• _To be done_:
Without the pictures, set down every line of the data exactly.

• _Source material_:

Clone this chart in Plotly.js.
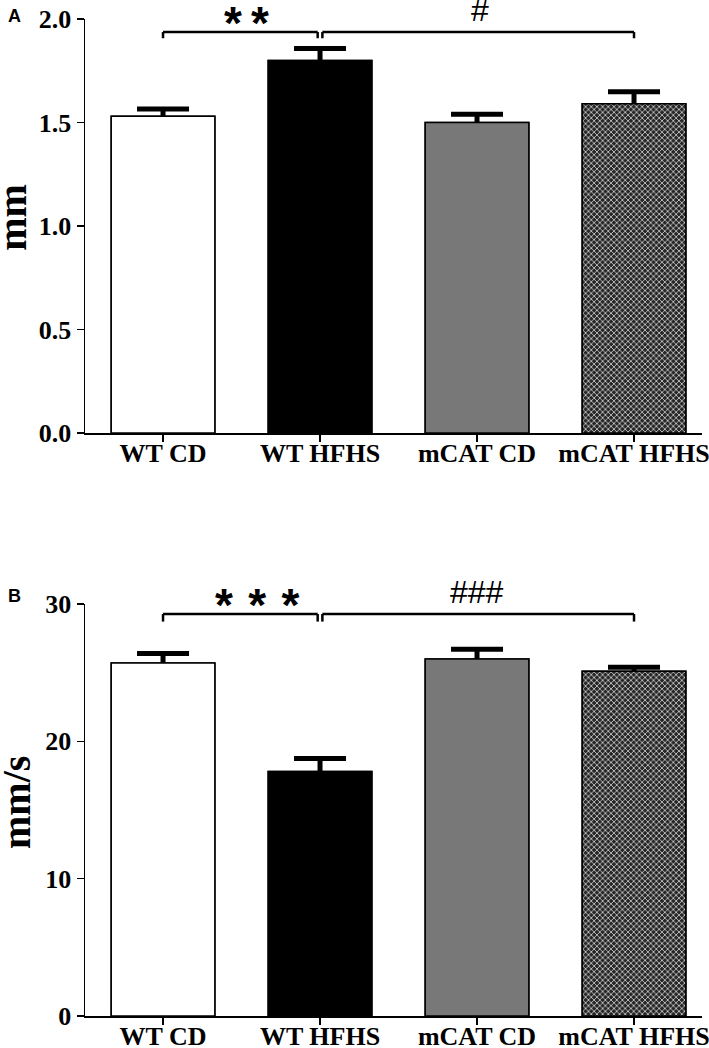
<!DOCTYPE html>
<html>
<head>
<meta charset="utf-8">
<script src="https://cdn.plot.ly/plotly-3.0.1.min.js"></script>
<style>
  html, body { margin: 0; padding: 0; background: #ffffff; }
  #chart { width: 709px; height: 1048px; }
</style>
</head>
<body>
<div id="chart"></div>
<script>
// ---------- data ----------
const categories = ['WT CD', 'WT HFHS', 'mCAT CD', 'mCAT HFHS'];

// Panel A (mm)
const thicknessMean = [1.53, 1.80, 1.50, 1.59];
const thicknessSEM  = [0.035, 0.058, 0.040, 0.058];

// Panel B (mm/s)
const velocityMean = [25.7, 17.8, 26.0, 25.1];
const velocitySEM  = [0.70, 0.95, 0.70, 0.30];

// Tick labels
const yTicksA = [0, 0.5, 1.0, 1.5, 2.0];
const yTickTextA = ['0.0', '0.5', '1.0', '1.5', '2.0'];
const yTicksB = [0, 10, 20, 30];
const yTickTextB = ['0', '10', '20', '30'];

// Significance comparisons (category index from/to, bracket level, label)
const compA = [
  {from: 0, to: 0.985, level: 1.937, drop: 0.03, label: '*\u2009*', lx: 0.53},
  {from: 1.015, to: 3, level: 1.937, drop: 0.03, label: '#', lx: 2.02}
];
const compB = [
  {from: 0, to: 0.985, level: 29.27, drop: 0.55, label: '*\u2004*\u2004*', lx: 0.60},
  {from: 1.015, to: 3, level: 29.27, drop: 0.55, label: '###', lx: 2.00}
];

// ---------- styles ----------
const barFill = ['#ffffff', '#000000', '#787878', '#262626'];
const barPattern = ['', '', '', 'x'];
const W = 709, H = 1048;
const mL = 85, mR = 7;
function serifFont(size) {
  return {family: 'Liberation Serif, "Times New Roman", serif', size: size, color: '#000', weight: 'bold'};
}

function barMarker() {
  return {
    color: barFill,
    line: {color: '#000', width: 1.5},
    pattern: {shape: barPattern, fgcolor: '#9a9a9a', fgopacity: 1, size: 4, solidity: 0.3, fillmode: 'overlay'}
  };
}

function panelTraces(means, sems, xa, ya) {
  return [
    {
      type: 'bar', x: categories, y: means, xaxis: xa, yaxis: ya, width: 0.66,
      marker: barMarker(),
      error_y: {type: 'data', array: sems, symmetric: true, color: '#000', thickness: 5, width: 26},
      hoverinfo: 'skip', showlegend: false
    },
    {
      type: 'bar', x: categories, y: means, xaxis: xa, yaxis: ya, width: 0.66,
      marker: barMarker(),
      hoverinfo: 'skip', showlegend: false
    }
  ];
}

const data = [
  ...panelTraces(thicknessMean, thicknessSEM, 'x', 'y'),
  ...panelTraces(velocityMean, velocitySEM, 'x2', 'y2')
];

function px2paperY(py) { return (H - py) / H; }

const xCommon = {
  type: 'category', range: [-0.497, 3.433], showline: true, linecolor: '#000', linewidth: 1.5,
  ticks: 'outside', ticklen: 7, tickwidth: 1.5, tickcolor: '#000', ticklabelstandoff: -11,
  tickfont: serifFont(26), showgrid: false, zeroline: false, fixedrange: true, automargin: false
};
const yCommon = {
  showline: true, linecolor: '#000', linewidth: 1.5,
  ticks: 'outside', ticklen: 7, tickwidth: 1.5, tickcolor: '#000',
  tickfont: serifFont(26), showgrid: false, zeroline: false, fixedrange: true, automargin: false
};

const shapes = [];
const annotations = [];
function addComparisons(comps, xref, yref) {
  comps.forEach(c => {
    const line = {color: '#000', width: 2.5};
    shapes.push({type: 'line', xref, yref, x0: c.from, x1: c.to, y0: c.level, y1: c.level, line});
    shapes.push({type: 'line', xref, yref, x0: c.from, x1: c.from, y0: c.level, y1: c.level - c.drop, line});
    shapes.push({type: 'line', xref, yref, x0: c.to, x1: c.to, y0: c.level, y1: c.level - c.drop, line});
    const isStar = c.label.indexOf('*') >= 0;
    annotations.push({
      xref, yref, x: c.lx, y: c.level, text: c.label, showarrow: false,
      xanchor: 'center', yanchor: 'bottom', yshift: isStar ? -19 : 2,
      font: isStar
        ? {family: 'Liberation Sans, Arial, sans-serif', size: 46, color: '#000', weight: 'bold'}
        : {family: 'Liberation Sans, Arial, sans-serif', size: 32, color: '#000'}
    });
  });
}
addComparisons(compA, 'x', 'y');
addComparisons(compB, 'x2', 'y2');

// Axis titles & panel letters
annotations.push({xref: 'paper', yref: 'y domain', x: (13 - mL) / (W - mL - mR), y: 0.52,
  text: 'mm', textangle: -90, showarrow: false, xanchor: 'center', yanchor: 'middle',
  font: serifFont(40)});
annotations.push({xref: 'paper', yref: 'y2 domain', x: (17 - mL) / (W - mL - mR), y: 0.517,
  text: 'mm/s', textangle: -90, showarrow: false, xanchor: 'center', yanchor: 'middle',
  font: serifFont(40)});
annotations.push({xref: 'paper', yref: 'paper', x: (14 - mL) / (W - mL - mR), y: px2paperY(16),
  text: 'A', showarrow: false, xanchor: 'center', yanchor: 'middle',
  font: {family: 'Liberation Sans, Arial, sans-serif', size: 18, color: '#000', weight: 'bold'}});
annotations.push({xref: 'paper', yref: 'paper', x: (14 - mL) / (W - mL - mR), y: px2paperY(596),
  text: 'B', showarrow: false, xanchor: 'center', yanchor: 'middle',
  font: {family: 'Liberation Sans, Arial, sans-serif', size: 18, color: '#000', weight: 'bold'}});

const layout = {
  width: W, height: H,
  margin: {l: mL, r: mR, t: 0, b: 0, pad: 0},
  paper_bgcolor: '#fff', plot_bgcolor: '#fff',
  barmode: 'overlay', showlegend: false,
  xaxis: Object.assign({}, xCommon, {anchor: 'y', domain: [0, 1]}),
  yaxis: Object.assign({}, yCommon, {anchor: 'x', domain: [px2paperY(433), px2paperY(19)], range: [0, 2],
    tickvals: yTicksA, ticktext: yTickTextA}),
  xaxis2: Object.assign({}, xCommon, {anchor: 'y2', domain: [0, 1]}),
  yaxis2: Object.assign({}, yCommon, {anchor: 'x2', domain: [px2paperY(1016), px2paperY(604)], range: [0, 30],
    tickvals: yTicksB, ticktext: yTickTextB}),
  shapes, annotations
};

Plotly.newPlot('chart', data, layout, {displayModeBar: false, staticPlot: true});
</script>
</body>
</html>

• _Solution_:
Clone this chart in Plotly.js.
<!DOCTYPE html>
<html>
<head>
<meta charset="utf-8">
<script src="https://cdn.plot.ly/plotly-3.0.1.min.js"></script>
<style>
  html, body { margin: 0; padding: 0; background: #ffffff; }
  #chart { width: 709px; height: 1048px; }
</style>
</head>
<body>
<div id="chart"></div>
<script>
// ---------- data ----------
const categories = ['WT CD', 'WT HFHS', 'mCAT CD', 'mCAT HFHS'];

// Panel A (mm)
const thicknessMean = [1.53, 1.80, 1.50, 1.59];
const thicknessSEM  = [0.035, 0.058, 0.040, 0.058];

// Panel B (mm/s)
const velocityMean = [25.7, 17.8, 26.0, 25.1];
const velocitySEM  = [0.70, 0.95, 0.70, 0.30];

// Tick labels
const yTicksA = [0, 0.5, 1.0, 1.5, 2.0];
const yTickTextA = ['0.0', '0.5', '1.0', '1.5', '2.0'];
const yTicksB = [0, 10, 20, 30];
const yTickTextB = ['0', '10', '20', '30'];

// Significance comparisons (category index from/to, bracket level, label)
const compA = [
  {from: 0, to: 0.985, level: 1.937, drop: 0.03, label: '*\u2009*', lx: 0.53},
  {from: 1.015, to: 3, level: 1.937, drop: 0.03, label: '#', lx: 2.02}
];
const compB = [
  {from: 0, to: 0.985, level: 29.27, drop: 0.55, label: '*\u2004*\u2004*', lx: 0.60},
  {from: 1.015, to: 3, level: 29.27, drop: 0.55, label: '###', lx: 2.00}
];

// ---------- styles ----------
const barFill = ['#ffffff', '#000000', '#787878', '#262626'];
const barPattern = ['', '', '', 'x'];
const W = 709, H = 1048;
const mL = 85, mR = 7;
function serifFont(size) {
  return {family: 'Liberation Serif, "Times New Roman", serif', size: size, color: '#000', weight: 'bold'};
}

function barMarker() {
  return {
    color: barFill,
    line: {color: '#000', width: 1.5},
    pattern: {shape: barPattern, fgcolor: '#9a9a9a', fgopacity: 1, size: 4, solidity: 0.3, fillmode: 'overlay'}
  };
}

function panelTraces(means, sems, xa, ya) {
  return [
    {
      type: 'bar', x: categories, y: means, xaxis: xa, yaxis: ya, width: 0.66,
      marker: barMarker(),
      error_y: {type: 'data', array: sems, symmetric: true, color: '#000', thickness: 5, width: 26},
      hoverinfo: 'skip', showlegend: false
    },
    {
      type: 'bar', x: categories, y: means, xaxis: xa, yaxis: ya, width: 0.66,
      marker: barMarker(),
      hoverinfo: 'skip', showlegend: false
    }
  ];
}

const data = [
  ...panelTraces(thicknessMean, thicknessSEM, 'x', 'y'),
  ...panelTraces(velocityMean, velocitySEM, 'x2', 'y2')
];

function px2paperY(py) { return (H - py) / H; }

const xCommon = {
  type: 'category', range: [-0.497, 3.433], showline: true, linecolor: '#000', linewidth: 1.5,
  ticks: 'outside', ticklen: 7, tickwidth: 1.5, tickcolor: '#000', ticklabelstandoff: -11,
  tickfont: serifFont(26), showgrid: false, zeroline: false, fixedrange: true, automargin: false
};
const yCommon = {
  showline: true, linecolor: '#000', linewidth: 1.5,
  ticks: 'outside', ticklen: 7, tickwidth: 1.5, tickcolor: '#000',
  tickfont: serifFont(26), showgrid: false, zeroline: false, fixedrange: true, automargin: false
};

const shapes = [];
const annotations = [];
function addComparisons(comps, xref, yref) {
  comps.forEach(c => {
    const line = {color: '#000', width: 2.5};
    shapes.push({type: 'line', xref, yref, x0: c.from, x1: c.to, y0: c.level, y1: c.level, line});
    shapes.push({type: 'line', xref, yref, x0: c.from, x1: c.from, y0: c.level, y1: c.level - c.drop, line});
    shapes.push({type: 'line', xref, yref, x0: c.to, x1: c.to, y0: c.level, y1: c.level - c.drop, line});
    const isStar = c.label.indexOf('*') >= 0;
    annotations.push({
      xref, yref, x: c.lx, y: c.level, text: c.label, showarrow: false,
      xanchor: 'center', yanchor: 'bottom', yshift: isStar ? -19 : 2,
      font: isStar
        ? {family: 'Liberation Sans, Arial, sans-serif', size: 46, color: '#000', weight: 'bold'}
        : {family: 'Liberation Sans, Arial, sans-serif', size: 32, color: '#000'}
    });
  });
}
addComparisons(compA, 'x', 'y');
addComparisons(compB, 'x2', 'y2');

// Axis titles & panel letters
annotations.push({xref: 'paper', yref: 'y domain', x: (13 - mL) / (W - mL - mR), y: 0.52,
  text: 'mm', textangle: -90, showarrow: false, xanchor: 'center', yanchor: 'middle',
  font: serifFont(40)});
annotations.push({xref: 'paper', yref: 'y2 domain', x: (17 - mL) / (W - mL - mR), y: 0.517,
  text: 'mm/s', textangle: -90, showarrow: false, xanchor: 'center', yanchor: 'middle',
  font: serifFont(40)});
annotations.push({xref: 'paper', yref: 'paper', x: (14 - mL) / (W - mL - mR), y: px2paperY(16),
  text: 'A', showarrow: false, xanchor: 'center', yanchor: 'middle',
  font: {family: 'Liberation Sans, Arial, sans-serif', size: 18, color: '#000', weight: 'bold'}});
annotations.push({xref: 'paper', yref: 'paper', x: (14 - mL) / (W - mL - mR), y: px2paperY(596),
  text: 'B', showarrow: false, xanchor: 'center', yanchor: 'middle',
  font: {family: 'Liberation Sans, Arial, sans-serif', size: 18, color: '#000', weight: 'bold'}});

const layout = {
  width: W, height: H,
  margin: {l: mL, r: mR, t: 0, b: 0, pad: 0},
  paper_bgcolor: '#fff', plot_bgcolor: '#fff',
  barmode: 'overlay', showlegend: false,
  xaxis: Object.assign({}, xCommon, {anchor: 'y', domain: [0, 1]}),
  yaxis: Object.assign({}, yCommon, {anchor: 'x', domain: [px2paperY(433), px2paperY(19)], range: [0, 2],
    tickvals: yTicksA, ticktext: yTickTextA}),
  xaxis2: Object.assign({}, xCommon, {anchor: 'y2', domain: [0, 1]}),
  yaxis2: Object.assign({}, yCommon, {anchor: 'x2', domain: [px2paperY(1016), px2paperY(604)], range: [0, 30],
    tickvals: yTicksB, ticktext: yTickTextB}),
  shapes, annotations
};

Plotly.newPlot('chart', data, layout, {displayModeBar: false, staticPlot: true});
</script>
</body>
</html>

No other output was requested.